The categories of sect, ethnicity and tribe are not, of course, mere figments of the Western imagination. These subnational identities exist, and Middle Eastern regimes and other elites have long manipulated and exacerbated them for their own purposes. But taxonomies of communal difference simultaneously oversimplify the region by erasing other kinds of solidarity—say, class—and render it overly complicated by missing more prosaic (even American) drivers of fragmentation, say, wariness of central authority. Further, just as one must study the policies of Saddam Hussein to understand sectarian tension in Iraq and one must learn about the practices of Pakistani juntas to fathom ethnic insurgency in Pakistan, so the interventions and perceived goals of the region’s superpower—now, not so distant—help to structure the inter-communal contention of the expanded Middle East.

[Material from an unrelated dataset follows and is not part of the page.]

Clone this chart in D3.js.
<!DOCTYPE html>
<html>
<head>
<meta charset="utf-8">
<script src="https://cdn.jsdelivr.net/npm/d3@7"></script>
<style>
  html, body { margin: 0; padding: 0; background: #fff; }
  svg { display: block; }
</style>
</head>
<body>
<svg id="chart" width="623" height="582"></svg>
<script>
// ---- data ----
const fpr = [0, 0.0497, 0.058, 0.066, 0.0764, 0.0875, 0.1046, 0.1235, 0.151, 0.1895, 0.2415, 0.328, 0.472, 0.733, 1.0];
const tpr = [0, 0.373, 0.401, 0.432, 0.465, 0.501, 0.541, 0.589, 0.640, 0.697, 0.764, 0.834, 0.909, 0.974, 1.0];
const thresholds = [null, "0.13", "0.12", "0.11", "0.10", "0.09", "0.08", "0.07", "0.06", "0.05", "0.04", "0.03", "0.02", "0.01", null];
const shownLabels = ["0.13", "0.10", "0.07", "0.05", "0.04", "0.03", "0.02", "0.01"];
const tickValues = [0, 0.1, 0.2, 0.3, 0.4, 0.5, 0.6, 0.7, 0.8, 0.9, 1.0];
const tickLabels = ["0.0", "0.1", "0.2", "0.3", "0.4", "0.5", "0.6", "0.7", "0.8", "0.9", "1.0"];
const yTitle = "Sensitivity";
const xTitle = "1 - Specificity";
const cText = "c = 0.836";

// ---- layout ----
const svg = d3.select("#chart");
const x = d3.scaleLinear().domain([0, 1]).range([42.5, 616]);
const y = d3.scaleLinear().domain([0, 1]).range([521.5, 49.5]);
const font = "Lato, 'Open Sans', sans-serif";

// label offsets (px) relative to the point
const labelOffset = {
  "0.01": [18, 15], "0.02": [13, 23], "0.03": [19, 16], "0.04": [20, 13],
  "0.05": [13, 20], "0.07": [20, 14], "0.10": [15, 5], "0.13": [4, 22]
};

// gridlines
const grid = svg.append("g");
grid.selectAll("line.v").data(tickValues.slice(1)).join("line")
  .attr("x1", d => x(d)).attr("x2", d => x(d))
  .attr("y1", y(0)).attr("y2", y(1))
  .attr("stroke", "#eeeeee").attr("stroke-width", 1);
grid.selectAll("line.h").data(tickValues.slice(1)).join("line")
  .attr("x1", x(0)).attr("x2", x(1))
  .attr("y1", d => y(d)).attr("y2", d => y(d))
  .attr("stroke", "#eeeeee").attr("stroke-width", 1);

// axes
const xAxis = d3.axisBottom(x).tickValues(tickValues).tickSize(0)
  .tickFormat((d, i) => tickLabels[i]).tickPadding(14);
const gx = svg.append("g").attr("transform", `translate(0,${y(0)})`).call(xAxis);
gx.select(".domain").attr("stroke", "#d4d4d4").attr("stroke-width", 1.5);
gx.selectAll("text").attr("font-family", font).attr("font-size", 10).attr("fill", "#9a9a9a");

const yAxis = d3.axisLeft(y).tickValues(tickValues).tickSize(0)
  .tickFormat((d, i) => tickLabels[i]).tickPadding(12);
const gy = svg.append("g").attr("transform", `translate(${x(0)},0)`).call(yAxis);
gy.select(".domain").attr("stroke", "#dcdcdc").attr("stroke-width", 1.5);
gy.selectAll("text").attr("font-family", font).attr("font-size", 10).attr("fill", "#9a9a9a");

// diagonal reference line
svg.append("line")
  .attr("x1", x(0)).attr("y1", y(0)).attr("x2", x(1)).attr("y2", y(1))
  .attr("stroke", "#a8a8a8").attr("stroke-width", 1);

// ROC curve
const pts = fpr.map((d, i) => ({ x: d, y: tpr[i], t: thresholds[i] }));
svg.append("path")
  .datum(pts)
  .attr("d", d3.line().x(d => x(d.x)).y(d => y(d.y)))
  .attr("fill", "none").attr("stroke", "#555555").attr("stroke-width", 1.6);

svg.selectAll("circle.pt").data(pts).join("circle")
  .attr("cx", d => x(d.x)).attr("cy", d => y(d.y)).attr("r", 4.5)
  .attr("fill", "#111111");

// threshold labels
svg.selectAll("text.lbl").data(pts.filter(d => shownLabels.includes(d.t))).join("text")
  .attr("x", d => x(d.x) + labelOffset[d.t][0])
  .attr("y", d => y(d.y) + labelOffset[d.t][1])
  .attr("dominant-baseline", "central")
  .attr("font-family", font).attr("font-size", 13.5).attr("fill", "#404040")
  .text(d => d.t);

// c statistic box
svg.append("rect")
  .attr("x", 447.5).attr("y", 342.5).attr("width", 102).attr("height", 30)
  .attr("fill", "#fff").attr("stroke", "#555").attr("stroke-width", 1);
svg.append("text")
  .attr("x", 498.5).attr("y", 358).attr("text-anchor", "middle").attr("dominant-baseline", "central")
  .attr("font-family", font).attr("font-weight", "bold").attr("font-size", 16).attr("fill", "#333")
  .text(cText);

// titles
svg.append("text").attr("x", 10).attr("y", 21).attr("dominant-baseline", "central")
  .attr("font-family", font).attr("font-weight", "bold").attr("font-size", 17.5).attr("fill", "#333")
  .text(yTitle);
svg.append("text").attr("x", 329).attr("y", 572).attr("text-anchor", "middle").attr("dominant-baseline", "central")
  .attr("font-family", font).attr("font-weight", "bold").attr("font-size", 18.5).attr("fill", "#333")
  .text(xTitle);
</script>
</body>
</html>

Heading back to the future, there can be no restoration of the American century in the Middle East, either the one over which realists and liberal internationalists thought they presided or the one of which neo-conservatives dream. Power is too diffuse and fluid, the means of subversion and resistance too plain. The scope and magnitude of the disaster in Iraq will defeat any effort to escape without serious consequence for US hegemony. Seen in this light, Washington’s attempts to manage Pakistani politics and its profligate transfers of the instruments of war to Middle Eastern allies seem like pieces of an improvised frame of containment, aimed at reining in forces of indeterminate strength and direction, but whose orientation is palpably uncongenial to US grand strategy. Sadly for the peoples of the expanded Middle East, however, it is only the cultural dominance of imperial logic, and not its practice, that is behind the times.